Backlog grew to $10.4 billion as of June 30, 2024 compared to
$10.0 billion as of March 31, 2024. The Civil and Building segments
were the primary contributors to the new awards activity in the
second quarter of 2024. The most significant new awards and
contract adjustments in the second quarter of 2024 included the
Company's proportionate share of its contract value for a $1.3
billion bridge replacement project in Connecticut; a $216 million
airport terminal connectors project at Fort Lauderdale-Hollywood
International Airport in Florida; $144 million of additional
funding for certain mass-transit projects in California; a $136
million highway and bridge project in the Midwest; a $127 million
electrical project in New York; a $74 million military facilities
project in Guam; and $71 million of additional funding for various
healthcare projects in California.
Outlook and Guidance
“We generated strong operating cash flow in the second quarter,
and our operating cash flow for the first half of 2024 was our
second-highest result for the first six months of any year,”

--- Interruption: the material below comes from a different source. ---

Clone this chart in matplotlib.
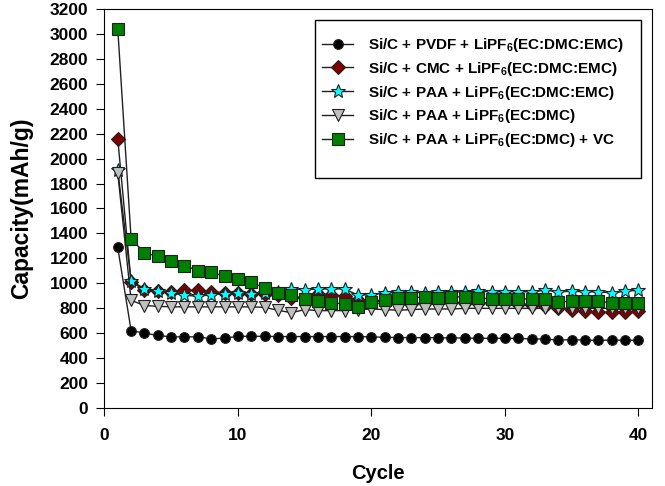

remarked Ronald Tutor, Chairman and Chief Executive Officer. “In
addition, we delivered solid year-over-year revenue growth and
significantly improved earnings despite the impact of higher
share-based compensation expense that resulted from a substantial
increase in our stock price during the second quarter, as well as
an unfavorable adjustment due to a project settlement, which will
have a significant positive impact on our third-quarter operating
cash flow. Our backlog is anticipated to grow significantly during
the second half of this year and in 2025, as we pursue and expect
to capture our share of various large project opportunities, some
of which we have already bid and others that we expect to bid
soon.”
Based on the Company's year-to-date results in 2024 and the
current outlook for the remainder of the year, the Company is
affirming its 2024 EPS guidance and still expects EPS to be in the
range of $0.85 to $1.10.
Second Quarter 2024 Conference Call
The Company will host a conference call at 2:00 PM Pacific Time
on Thursday, August 1, 2024, to discuss the second quarter 2024
results. To participate in the conference call, please dial
877-407-8293 five to ten minutes prior to the scheduled time.
International callers should dial 1-201-689-8349.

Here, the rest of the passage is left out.